One major difference, however, is that the road car’s 1000-hp engine needs dealer maintenance every 1,500 km, while the racecar’s powerplant gets serviced after each race, which is about 500 km.

It’s unclear how much the 275 car enthusiasts who purchase the Project One will have to pay to tune up an engine that can push the car above 350 kph, but whatever the cost it is unlikely to scare off people who are expected to pay 2 million euros the supercar.

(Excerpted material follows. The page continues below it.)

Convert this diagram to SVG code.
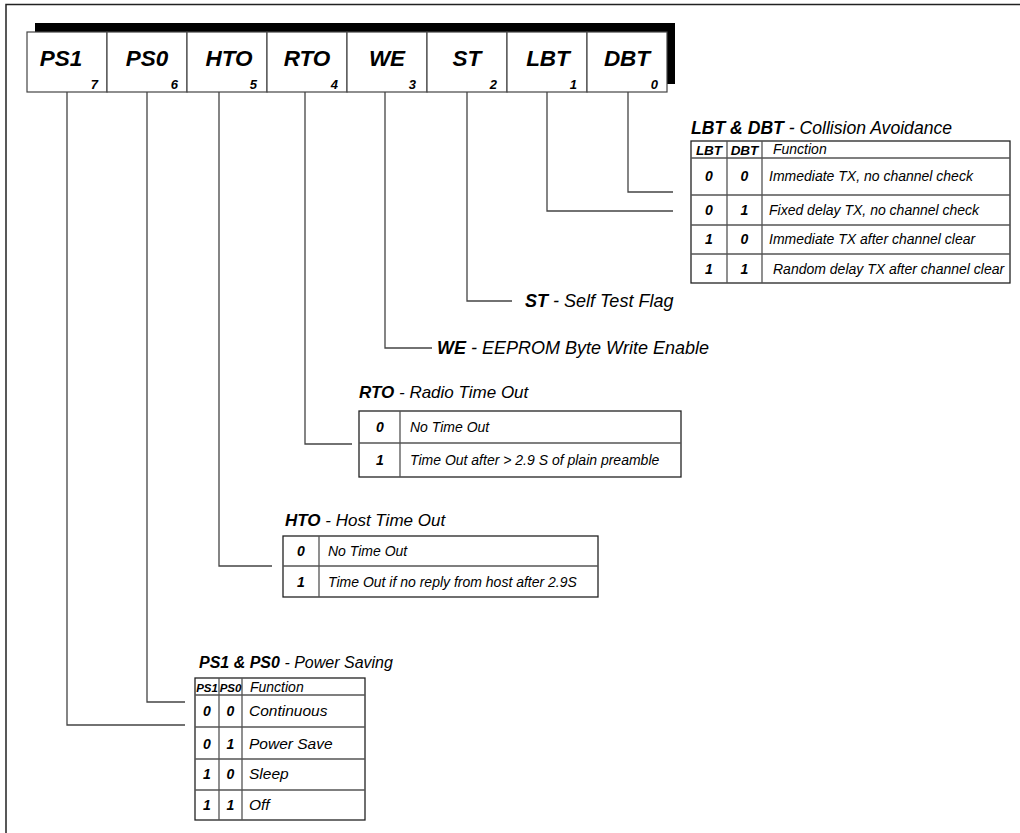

Hearing about the upcoming arrival of the Project One reminded me of a conversation I had with Zetsche in mid-2014. When we talked about whether Mercedes would actually put its F1 technology into a production model he told me: “There is no doubt that we are very pleased to have objectives and targets in Formula One that are much more similar to the objectives for our production cars than in the past.”

In his view, delivering high performance with fewer cylinders by relying more on turbocharging and hybrid systems worked perfectly for both Mercedes’ F1 and production cars. “Technologically, it’s a two-way street where we can learn and benefit from each other,” he said.

The Project One finally shows this is actually possible.